RNA-sequencing pre-processing and data-analysis.

RNA was isolated from 200–1,500 T cells. Samples were precipitated in 0.3 M sodium acetate (Sigma), 2 μg glycogen (Thermo Scientific) and 70% ethanol overnight at −20C. After washing in 70% ethanol, RNA pellets were dissolved in primer mix and incubated for 2 min at 70 °C and processed⁵⁶. cDNA libraries were sequenced on an Illumina HiSeq 2500 using 50-bp paired-end sequencing. For analysis of paired end CEL-seq reads, sample-specific barcodes in the 'left' reads were used for barcode splitting with the FASTX-Toolkit (version 0.0.12), and the 'right' reads were aligned to the mouse genome (UCSC, mm10) with TopHat (version 2.1.0). All reads that aligned to (exonic regions of) genes annotated by Ensembl (release 78) were quantified using featureCounts (version 1.4.3-p1). Reads were normalized using edgeR⁵⁷ (version 3.10.5) in R (version 3.2.2), and genes were removed that had less than 1 cpm in three or fewer samples.
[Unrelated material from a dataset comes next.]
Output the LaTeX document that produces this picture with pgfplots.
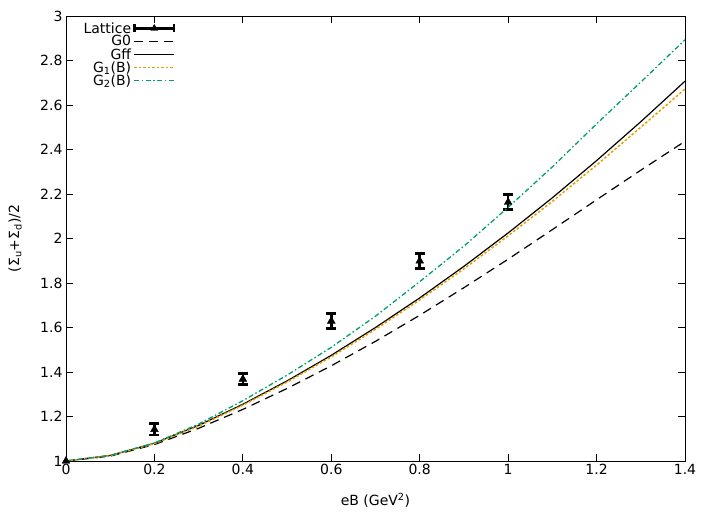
\documentclass[border=0pt]{standalone}
\usepackage{pgfplots}
\usepackage{pgfplotstable}
\pgfplotsset{compat=1.18}
\usepackage{fontspec}
\setmainfont{DejaVu Sans}

\definecolor{gporange}{HTML}{E69F00}
\definecolor{gpgreen}{HTML}{009E73}

% lattice points: eB, value, error
\pgfplotstableread{
x    y      e
0.0  1.000  0.000
0.2  1.142  0.025
0.4  1.368  0.024
0.6  1.629  0.033
0.8  1.899  0.034
1.0  2.163  0.033
}\lattice

% model curves
\pgfplotstableread{
x    gzero  gff    gone   gtwo
0.0  1.000  1.000  1.000  1.000
0.1  1.022  1.025  1.024  1.025
0.2  1.074  1.080  1.078  1.081
0.3  1.147  1.160  1.157  1.166
0.4  1.232  1.255  1.251  1.271
0.5  1.326  1.360  1.355  1.386
0.6  1.428  1.475  1.468  1.511
0.7  1.538  1.600  1.592  1.651
0.8  1.655  1.733  1.724  1.806
0.9  1.779  1.875  1.864  1.966
1.0  1.907  2.025  2.012  2.140
1.1  2.040  2.183  2.167  2.322
1.2  2.174  2.350  2.330  2.515
1.3  2.307  2.525  2.500  2.703
1.4  2.437  2.707  2.672  2.893
}\curves

\newcommand{\gpfont}{\fontsize{14pt}{16pt}\selectfont}

\begin{document}
\begin{tikzpicture}
\useasboundingbox (-66pt,-70pt) rectangle (642pt,461pt);
\begin{axis}[
  at={(0,0)}, anchor=south west,
  scale only axis, width=619pt, height=445pt,
  xmin=0, xmax=1.4, ymin=1, ymax=3,
  xtick={0,0.2,0.4,0.6,0.8,1,1.2,1.4},
  ytick={1,1.2,1.4,1.6,1.8,2,2.2,2.4,2.6,2.8,3},
  tick align=inside, major tick length=7pt,
  tick style={black, line width=0.8pt},
  axis line style={line width=1pt},
  /pgf/number format/assume math mode=true,
  tick label style={font=\gpfont},
  label style={font=\gpfont},
  xlabel={eB (GeV\textsuperscript{2})},
  ylabel={(Σ\textsubscript{u}+Σ\textsubscript{d})/2},
  x label style={at={(axis description cs:0.5,-0.088)}, anchor=center},
  y label style={at={(axis description cs:-0.082,0.5)}, anchor=center},
  legend style={draw=none, fill=none, at={(0.02,0.995)}, anchor=north west,
    font=\gpfont, cells={anchor=east}, row sep=-3pt},
  legend plot pos=right,
  legend image code/.code={
    \draw[#1] (0cm,0cm) -- (1.4cm,0cm);
  },
  every error bar/.append style={line width=2.5pt},
]
\addplot[black, only marks, mark=triangle*, mark size=4.5pt,
  legend image code/.code={
    \draw[black, line width=2.5pt] (0cm,0cm) -- (1.4cm,0cm);
    \draw[black, line width=2.5pt] (0cm,-4pt) -- (0cm,4pt);
    \draw[black, line width=2.5pt] (1.4cm,-4pt) -- (1.4cm,4pt);
    \path[black, mark=triangle*, mark size=4pt] plot coordinates {(0.7cm,0cm)};
  },
  error bars/.cd, y dir=both, y explicit,
  error mark options={rotate=90, mark size=5pt, line width=2.8pt},
  ] table[x=x, y=y, y error=e] {\lattice};
\addlegendentry{Lattice}

\addplot[black, line width=1.2pt, dash pattern=on 9pt off 6pt] table[x=x, y=gzero] {\curves};
\addlegendentry{G0}
\addplot[black, line width=1.2pt] table[x=x, y=gff] {\curves};
\addlegendentry{Gff}
\addplot[gporange, line width=1.5pt, dash pattern=on 2.5pt off 2pt] table[x=x, y=gone] {\curves};
\addlegendentry{G\textsubscript{1}(B)}
\addplot[gpgreen, line width=1.3pt, dash pattern=on 5pt off 2.5pt on 1.5pt off 2.5pt] table[x=x, y=gtwo] {\curves};
\addlegendentry{G\textsubscript{2}(B)}
\end{axis}
\end{tikzpicture}
\end{document}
Multidimensional scaling (MDS) plots were made to detect outlier samples and two samples from one mouse were removed from further analysis. To find genes expressed differentially by CD69⁺ DMSO-treated cells relative to their expression by CD69⁻ DMSO-treated cells, edgeR's GLM likelihood ratio test was used, taking variation into account caused by study design. To find genes expressed differentially by CD69⁺ GSI treated cells at day 2 relative to their expression by CD69⁻ GSI treated cells at day 2, or by CD69⁺ GSI treated cells at day 2 relative to their expression by CD69⁺ DMSO treated cells at day 2, the GLM likelihood ratio test was used, taking variation caused by study design into account. FDR correction for multiple testing was used, and adjusted P values of <0.05 were considered significant.

Quantitative PCR.

Quantitative PCR analysis was performed in duplicates with an StepOnePlus Real-Time PCR System (Applied Biosystem) using Power SYBR Green (Applied Biosystem). Reaction mixtures were incubated for 10 min at 95 °C, followed by 40 cycles of 15 s at 95 °C, 1 min at 60 °C, and, finally, 15 s at 95 °C, 1 min 60 °C and 15 s at 95 °C. Gene expression was normalized by the S18 rRNA in each sample. The primers used are listed in Supplementary Table 4.

Statistical analysis.

All procedures were approved by the local Animal Ethics Committees. For pairwise comparisons, a standard two-sided Student's t-test (paired or unpaired when applicable), was applied with GraphPad Prism 6 software. P values of <0.05 were considered statistically significant. Gene-E v3.0.206 software, developed by the Broad Institute, was used to generate heat maps and perform hierarchical clustering. Values were converted to heat map colors using the mean and maximum values for each row. Spearman's rank correlation with average linkage was used for clustering. For statistical analysis of flow cytometry data, two-way ANOVA with the Bonferroni post-hoc test was applied with Graphpad Prsim 6 software.

Accession codes.

GEO: human mRNA data, GSE61397 (MIAME-compliant format); mouse mRNA data, GSE79774.